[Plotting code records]

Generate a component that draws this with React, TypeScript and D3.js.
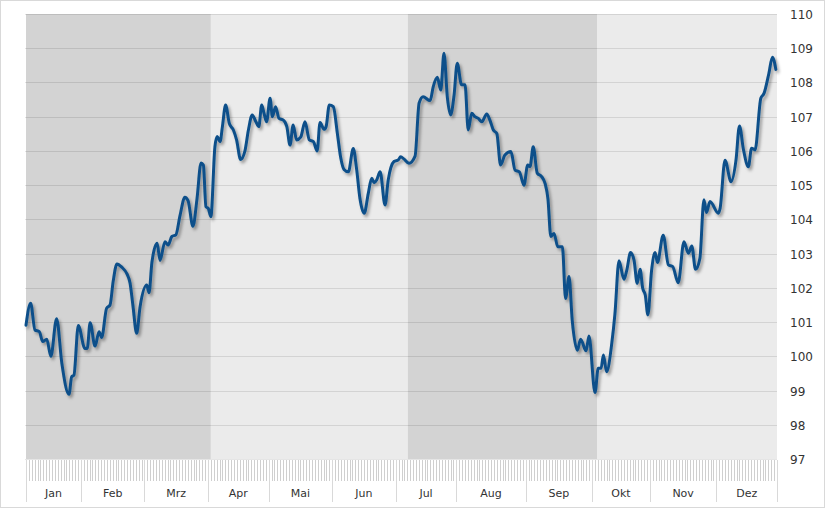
import React, { useEffect } from "react";
import * as d3 from "d3";

// Trading-day index (0..260) and index value
const days: number[] = [
  0, 1.6, 3.1, 4.6, 5.8, 7.2, 8.6, 10.6, 12.4, 14.9, 15.8, 16.6, 18.1, 20.4, 21.2, 22.2, 23.9, 25.3, 26.2, 27.9,
  29.1, 30.2, 31.5, 33.2, 35.0, 36.0, 37.0, 38.3, 39.5, 41.8, 42.6, 43.6, 45.4, 46.4, 48.1, 49.2, 50.5, 51.9, 53.3, 55.0,
  56.1, 57.8, 59.2, 60.6, 61.4, 62.3, 63.1, 64.0, 65.4, 66.2, 67.2, 68.0, 69.1, 70.4, 71.8, 72.9, 74.3, 75.8, 77.0, 78.3,
  79.6, 80.6, 81.6, 82.4, 83.3, 84.5, 85.3, 86.4, 87.6, 89.1, 90.3, 91.4, 92.5, 93.7, 95.1, 96.6, 98.1, 99.5, 100.8, 101.8,
  103.2, 103.9, 105.0, 106.4, 107.8, 108.9, 110.1, 111.6, 113.3, 114.5, 115.6, 117.1, 118.5, 119.7, 120.5, 121.4, 122.6, 124.3, 125.4, 127.4,
  128.9, 129.7, 130.9, 132.6, 134.7, 136.1, 137.5, 139.9, 141.0, 142.4, 143.6, 144.7, 145.9, 147.0, 148.2, 149.3, 150.8, 152.0, 153.1, 154.3,
  155.4, 156.6, 157.8, 159.5, 160.6, 161.8, 163.0, 164.3, 165.8, 167.9, 169.3, 170.8, 172.4, 173.7, 174.5, 175.6, 177.0, 178.5, 179.7, 180.7,
  181.7, 182.8, 184.1, 185.7, 186.8, 188.0, 189.1, 190.9, 192.0, 193.9, 194.9, 197.0, 198.1, 199.1, 199.9, 201.0, 202.8, 203.9, 205.3, 207.0,
  208.0, 209.3, 210.5, 211.6, 212.6, 213.5, 214.4, 215.3, 216.6, 217.8, 218.6, 220.6, 222.4, 223.9, 225.8, 227.8, 229.3, 230.5, 231.8, 233.3,
  234.7, 235.6, 236.8, 239.7, 240.3, 242.0, 244.1, 245.8, 247.0, 248.4, 250.1, 251.2, 252.4, 254.4, 255.5, 257.2, 258.4, 259.6,
];
const values: number[] = [
  100.91, 101.55, 100.77, 100.72, 100.43, 100.5, 100.0, 101.1, 99.8, 98.89, 99.4, 99.45, 100.9, 100.23, 100.23, 100.98, 100.3, 100.72, 100.55, 101.4,
  101.5, 102.2, 102.7, 102.6, 102.4, 102.15, 101.5, 100.67, 101.45, 102.08, 101.86, 102.75, 103.3, 102.8, 103.35, 103.25, 103.5, 103.55, 104.1, 104.65,
  104.55, 103.8, 104.6, 105.65, 105.59, 104.37, 104.32, 104.08, 106.12, 106.42, 106.27, 106.71, 107.34, 106.8, 106.61, 106.32, 105.75, 106.0, 106.61, 107.05,
  106.85, 106.71, 107.34, 107.1, 106.85, 107.54, 107.0, 107.29, 106.95, 106.9, 106.71, 106.17, 106.76, 106.32, 106.4, 106.85, 106.32, 106.27, 106.0, 106.83,
  106.63, 106.71, 107.34, 107.29, 106.51, 105.83, 105.46, 105.39, 106.07, 105.44, 104.62, 104.18, 104.76, 105.2, 105.07, 105.15, 105.39, 104.42, 105.15, 105.69,
  105.74, 105.83, 105.76, 105.64, 105.85, 107.4, 107.58, 107.47, 107.88, 108.15, 107.78, 108.85, 107.54, 107.05, 107.63, 108.56, 107.93, 107.93, 106.61, 107.1,
  107.0, 106.95, 106.85, 107.08, 106.9, 106.61, 106.51, 105.59, 105.88, 105.98, 105.44, 105.39, 105.0, 105.59, 105.54, 106.12, 105.35, 105.25, 105.05, 104.6,
  103.5, 103.59, 103.2, 103.2, 101.69, 102.33, 101.06, 100.18, 100.5, 100.16, 100.59, 98.94, 99.65, 99.65, 100.04, 99.55, 100.38, 101.25, 102.79, 102.25,
  102.52, 103.03, 102.81, 102.13, 102.54, 101.99, 101.79, 101.21, 102.52, 103.03, 102.74, 103.54, 102.67, 102.62, 102.15, 103.35, 103.01, 103.22, 102.54, 102.86,
  104.57, 104.2, 104.52, 104.18, 104.32, 105.73, 105.1, 105.73, 106.73, 106.03, 105.54, 106.08, 106.03, 107.54, 107.68, 108.27, 108.74, 108.38,
];

const monthLabels: string[] = ["Jan", "Feb", "Mrz", "Apr", "Mai", "Jun", "Jul", "Aug", "Sep", "Okt", "Nov", "Dez"];
const monthStarts: number[] = [0, 19, 41, 63, 84, 106, 128, 149, 173, 196, 216, 239, 260];
const quarterStarts: number[] = [0, 64, 132.2, 197.7, 260];
const yTicks: number[] = [97, 98, 99, 100, 101, 102, 103, 104, 105, 106, 107, 108, 109, 110];
const totalDays = 260;

const W = 825;
const H = 508;
const M = { left: 26, right: 777, top: 14, bottom: 459 };

export default function App() {
  useEffect(() => {
    document.body.style.margin = "0";
  }, []);

  const x = d3.scaleLinear().domain([0, totalDays]).range([M.left, M.right]);
  const y = d3.scaleLinear().domain([97, 110]).range([M.bottom, M.top]);
  const pts: [number, number][] = days.map((d, i) => [d, values[i]]);
  const line = d3
    .line<[number, number]>()
    .x((d) => x(d[0]))
    .y((d) => y(d[1]))
    .curve(d3.curveMonotoneX);

  const dayTicks = d3.range(0, totalDays + 1, 1);
  const font = "'DejaVu Sans', Verdana, sans-serif";

  return (
    <svg width={W} height={H} style={{ display: "block", position: "absolute", left: 0, top: 0 }}>
      <defs>
        <filter id="shadow" x="-5%" y="-5%" width="110%" height="115%">
          <feDropShadow dx="2" dy="2.5" stdDeviation="1.5" floodColor="#000" floodOpacity="0.35" />
        </filter>
      </defs>
      <rect x={0.5} y={0.5} width={W - 1} height={H - 1} fill="#fff" stroke="#d9d9d9" />
      {quarterStarts.slice(0, -1).map((q, i) => (
        <rect
          key={"q" + i}
          x={x(q)}
          y={M.top}
          width={x(quarterStarts[i + 1]) - x(q)}
          height={M.bottom - M.top}
          fill={i % 2 === 0 ? "#d3d3d3" : "#ebebeb"}
        />
      ))}
      {yTicks.map((t) => (
        <line
          key={"g" + t}
          x1={M.left - 1}
          x2={M.right}
          y1={Math.round(y(t)) + 0.5}
          y2={Math.round(y(t)) + 0.5}
          stroke="#000"
          strokeOpacity={0.1}
        />
      ))}
      {dayTicks.map((d) => (
        <line
          key={"d" + d}
          x1={Math.round(x(d)) + 0.5}
          x2={Math.round(x(d)) + 0.5}
          y1={M.bottom + 1}
          y2={481}
          stroke="#cfcfcf"
        />
      ))}
      {monthStarts.map((m) => (
        <line
          key={"m" + m}
          x1={Math.round(x(m)) + 0.5}
          x2={Math.round(x(m)) + 0.5}
          y1={M.bottom + 1}
          y2={502}
          stroke="#d9d9d9"
        />
      ))}
      {monthLabels.map((lab, i) => (
        <text
          key={lab}
          x={(x(monthStarts[i]) + x(monthStarts[i + 1])) / 2}
          y={493}
          textAnchor="middle"
          dominantBaseline="central"
          fontFamily={font}
          fontSize={11}
          fill="#333"
        >
          {lab}
        </text>
      ))}
      {yTicks.map((t) => (
        <text
          key={"yl" + t}
          x={790}
          y={y(t) + 1}
          dominantBaseline="central"
          fontFamily={font}
          fontSize={12}
          fill="#333"
        >
          {t}
        </text>
      ))}
      <path
        d={line(pts) || ""}
        fill="none"
        stroke="#0b4f8a"
        strokeWidth={3}
        strokeLinejoin="round"
        strokeLinecap="round"
        filter="url(#shadow)"
      />
    </svg>
  );
}
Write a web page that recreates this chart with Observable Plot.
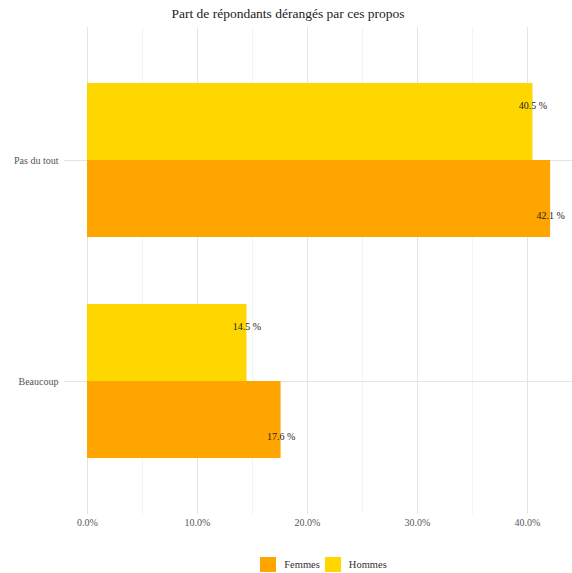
<!DOCTYPE html>
<html>
<head>
<meta charset="utf-8">
<script src="https://cdn.jsdelivr.net/npm/d3@7"></script>
<script src="https://cdn.jsdelivr.net/npm/@observablehq/plot@0.6"></script>
<style>
  body { margin: 0; background: #ffffff; font-family: "Liberation Serif", serif; }
  #title { height: 27px; line-height: 28px; text-align: center; font-size: 13.5px; color: #222; padding-left: 4px; }
  #legend { position: absolute; top: 557px; left: 73px; width: 506px; height: 15px; display: flex; justify-content: center; align-items: center; font-size: 10.5px; color: #333; }
  .sw { width: 16px; height: 15px; display: inline-block; margin-right: 8px; }
  .item { display: flex; align-items: center; margin-right: 5px; }
</style>
</head>
<body>
<div id="title">Part de répondants dérangés par ces propos</div>
<div id="chart"></div>
<div id="legend"></div>
<script>
const categories = ["Pas du tout", "Beaucoup"];
const sexes = ["Femmes", "Hommes"];
const femmes = [42.1, 17.6];
const hommes = [40.5, 14.5];
const xTicks = [0, 10, 20, 30, 40];
const xMinor = [5, 15, 25, 35];
const colors = ["#FFA500", "#FFD700"];

const data = [];
categories.forEach((c, i) => {
  data.push({categorie: c, sexe: "Femmes", valeur: femmes[i]});
  data.push({categorie: c, sexe: "Hommes", valeur: hommes[i]});
});
const dF = data.filter(d => d.sexe === "Femmes");
const dH = data.filter(d => d.sexe === "Hommes");
const fmt = d => d.toFixed(1) + " %";

const chart = Plot.plot({
  width: 572,
  height: 518,
  marginTop: 0,
  marginBottom: 31,
  marginLeft: 64,
  marginRight: 0,
  style: {fontFamily: "Liberation Serif, serif", fontSize: "9.5px", background: "transparent"},
  x: {domain: [-2.09, 44.09], axis: null, label: null},
  y: {domain: categories, paddingInner: 0.303, paddingOuter: 0.253, axis: null, label: null},
  color: {domain: sexes, range: colors},
  marks: [
    Plot.ruleX(xMinor, {stroke: "#f3f3f3", strokeWidth: 1}),
    Plot.ruleX(xTicks, {stroke: "#e4e4e4", strokeWidth: 1}),
    Plot.ruleY(categories, {y: d => d, stroke: "#e4e4e4", strokeWidth: 1}),
    Plot.barX(dH, {x: "valeur", y: "categorie", fill: "sexe", insetBottom: 77}),
    Plot.barX(dF, {x: "valeur", y: "categorie", fill: "sexe", insetTop: 77}),
    Plot.text(dH, {x: "valeur", y: "categorie", text: d => fmt(d.valeur), dy: -55, fill: "#222", fontSize: 10}),
    Plot.text(dF, {x: "valeur", y: "categorie", text: d => fmt(d.valeur), dy: 55, fill: "#222", fontSize: 10}),
    Plot.axisX(xTicks, {tickSize: 0, tickPadding: 4, tickFormat: d => d.toFixed(1) + "%", fill: "#555", fontSize: 10, label: null}),
    Plot.axisY(categories, {tickSize: 0, tickPadding: 6, fill: "#555", fontSize: 10, label: null})
  ]
});
document.getElementById("chart").appendChild(chart);

const legend = document.getElementById("legend");
sexes.forEach((s, i) => {
  const item = document.createElement("div");
  item.className = "item";
  const sw = document.createElement("span");
  sw.className = "sw";
  sw.style.background = colors[i];
  item.appendChild(sw);
  item.appendChild(document.createTextNode(s));
  legend.appendChild(item);
});
</script>
</body>
</html>
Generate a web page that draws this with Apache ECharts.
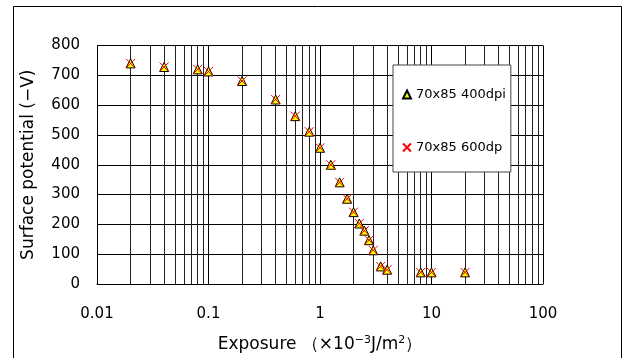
<!DOCTYPE html>
<html><head><meta charset="utf-8">
<script src="https://cdn.jsdelivr.net/npm/echarts@6/dist/echarts.min.js"></script>
<style>html,body{margin:0;padding:0;background:#fff}#c{width:623px;height:358px}</style>
</head><body><div id="c"></div>
<script>
var exposure = [0.02,0.04,0.08,0.1,0.2,0.4,0.6,0.8,1.0,1.25,1.5,1.75,2.0,2.25,2.5,2.75,3.0,3.5,4.0,8,10,20];
var pot400 = [740,728,720,713,681,619,563,511,457,400,341,286,241,203,179,147,113,59,48,39,39,39];
var pot600 = [740,728,720,713,681,619,563,511,457,400,341,286,241,203,179,147,113,59,48,39,39,39];
var seriesNames = ['70x85 400dpi','70x85 600dp'];
var font = 'DejaVu Sans, Liberation Sans, sans-serif';
function pairs(xs, ys){ return xs.map(function(x,i){return [x, ys[i]];}); }
var chart = echarts.init(document.getElementById('c'));
chart.setOption({
  animation:false,
  backgroundColor:'#fff',
  graphic:[{type:'rect',shape:{x:13.5,y:6.5,width:608,height:360},style:{fill:'none',stroke:'#000',lineWidth:1},silent:true}],
  grid:{left:97,right:80,top:45.5,bottom:73},
  legend:{
    orient:'vertical', left:393, top:65,
    padding:[23,5,18,9], itemGap:40, itemWidth:8, itemHeight:8,
    backgroundColor:'#fff', borderColor:'#444', borderWidth:1,
    textStyle:{fontFamily:font,fontSize:13,color:'#000'},
    data:[{name:seriesNames[0]},{name:seriesNames[1]}]
  },
  xAxis:{
    type:'log', logBase:10, min:0.01, max:100,
    axisLine:{show:true,onZero:false,lineStyle:{color:'#000',width:1}},
    axisTick:{show:false},
    axisLabel:{fontFamily:font,fontSize:15,color:'#000',margin:23,formatter:function(v){return String(v);}},
    splitLine:{show:true,lineStyle:{color:'#000',width:1}},
    minorTick:{show:false,splitNumber:9},
    minorSplitLine:{show:true,lineStyle:{color:'#222',width:1}},
    name:'Exposure \uFF08\u00D710{s|\u22123}J/m{s|2}\uFF09',
    nameLocation:'middle', nameGap:51,
    nameTextStyle:{fontFamily:font,fontSize:17,color:'#000',rich:{s:{fontFamily:font,fontSize:11,color:'#000',verticalAlign:'top',padding:[0,0,8,0]}}}
  },
  yAxis:{
    type:'value', min:0, max:800, interval:100,
    axisLine:{show:true,lineStyle:{color:'#000',width:1}},
    axisTick:{show:false},
    axisLabel:{fontFamily:font,fontSize:15,color:'#000',margin:17},
    splitLine:{show:true,lineStyle:{color:'#000',width:1}},
    name:'Surface potential (\u2212V)', nameLocation:'middle', nameGap:60,
    nameTextStyle:{fontFamily:font,fontSize:17,color:'#000'}
  },
  series:[
    {name:seriesNames[0],type:'scatter',data:pairs(exposure,pot400),symbol:'triangle',symbolSize:9,
     itemStyle:{color:'#ffff00',borderColor:'#000',borderWidth:1,opacity:1}},
    {name:seriesNames[1],type:'scatter',data:pairs(exposure,pot600),
     symbol:'path://M0,0L10,10M10,0L0,10',symbolSize:9,
     itemStyle:{color:'rgba(0,0,0,0)',borderColor:'#ff0000',borderWidth:1,opacity:1}}
  ]
});
</script></body></html>
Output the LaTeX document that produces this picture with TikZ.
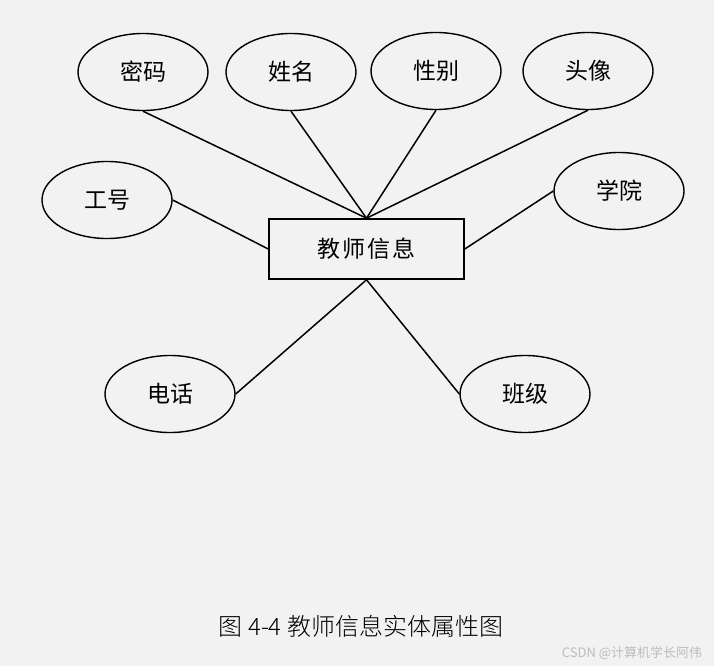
\documentclass[tikz,border=0pt]{standalone}
\usepackage{fontspec}
\usepackage{xcolor}
\usepackage{tikz}
\usetikzlibrary{positioning, shapes.geometric}
\newfontfamily\cjk{Noto Sans CJK SC}
\newfontfamily\cjklight{Noto Sans CJK SC Light}
\definecolor{paper}{HTML}{F2F2F2}
\definecolor{markgray}{HTML}{BDBDBD}

\begin{document}
\begin{tikzpicture}[
    x=1pt, y=-1pt,
    attr/.style={
        ellipse,
        draw,
        line width=1.4pt,
        minimum width=130pt,
        minimum height=77pt,
        inner sep=0pt,
        font=\cjk\fontsize{23}{26}\selectfont
    },
    entity/.style={
        rectangle,
        draw,
        line width=1.6pt,
        minimum width=195pt,
        minimum height=60pt,
        font=\cjk\fontsize{23}{26}\selectfont
    },
    link/.style={
        line width=1.5pt
    }
]

% Background
\fill[paper] (0,0) rectangle (714,666);
\useasboundingbox (0,0) rectangle (714,666);

% Entity

\node[entity] (teacher) at (366.5,249) {教\hspace{2pt}师\hspace{2pt}信\hspace{2pt}息};

% Attributes

\node[attr] (pwd) at (143,72) {密码};
\node[attr] (name) at (291,72) {姓名};
\node[attr] (sex) at (436,71) {性别};
\node[attr] (photo) at (588,71) {头像};

\node[attr] (id) at (107,200) {工号};
\node[attr] (school) at (619,191) {学院};

\node[attr] (phone) at (170,394) {电话};
\node[attr] (class) at (525,394) {班级};


% Links

\draw[link] (teacher.north)--(pwd.south);
\draw[link] (teacher.north)--(name.south);
\draw[link] (teacher.north)--(sex.south);
\draw[link] (teacher.north)--(photo.south);

\draw[link] (id.east)--(teacher.west);
\draw[link] (teacher.east)--(school.west);

\draw[link] (phone.east)--(teacher.south);
\draw[link] (class.west)--(teacher.south);


% Caption

\node[font=\cjklight\fontsize{24}{28}\selectfont] (caption) at (361,626) {图 4-4 教师信息实体属性图};

\node[text=markgray, font=\cjk\fontsize{13}{15}\selectfont] (watermark) at (632,653) {CSDN @计算机学长阿伟};

\end{tikzpicture}
\end{document}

* **Written request**
From the first line of the entries above down to the line holding "import * as", quote each line exactly and nothing else, skipping pictures.

* **Reply to the exercise**
Generate a component that draws this with React, TypeScript and D3.js.
import React, { useEffect } from "react";
import * as d3 from "d3";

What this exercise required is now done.